JAPAN. COURT'S DEATH RULING A KEY VERDICT

April 23, 2008: a ruling handed down by the Hiroshima High Court to a 27 year old man who killed a woman and her baby when he was 18 years old marks a change in precedent regarding the death penalty and opens the way for more capital punishment verdicts.

There are two noteworthy points about the ruling. The first is the number of victims involved. Courts have generally given death sentences to people found to have murdered three or more people. However, if a murderer killed fewer than three people, courts only order capital punishment after taking into account to what degree the crime was premeditated.

The Hiroshima High Court decision delivers the message that courts can and will hand down death sentences even when a murder is not premeditated, as was the case in the Hiroshima trial, unless there are mitigating reasons for the crime.

The second point is the court's conclusion that it need not take into account the fact the murder was carried out by a minor.
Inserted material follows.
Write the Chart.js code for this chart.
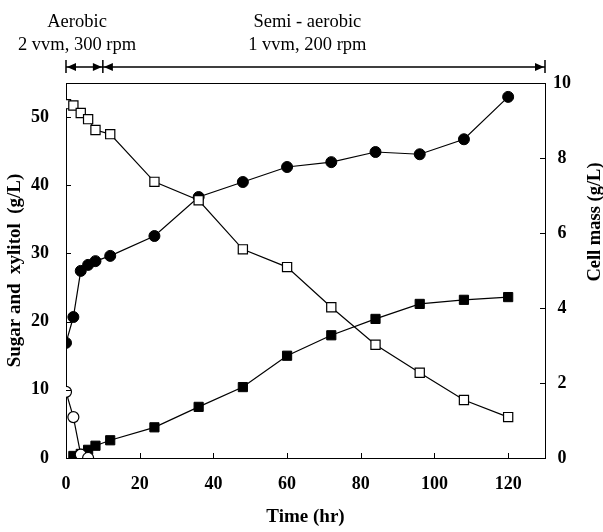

When the man committed the double murder, he was 18 years and 1 month old.

Convicted criminals in Japan can be executed by hanging if they are 18 or over at the time of the crime, but death penalties for young offenders are rare.

The country deems anyone under the age of 20 years as a minor so the defendant in this case cannot be named because the youth was 18 years and one month old when he committed the murders.

The court decision is believed to have come about as a result of heightened concern about the increasing rate and brutality of crimes committed by minors.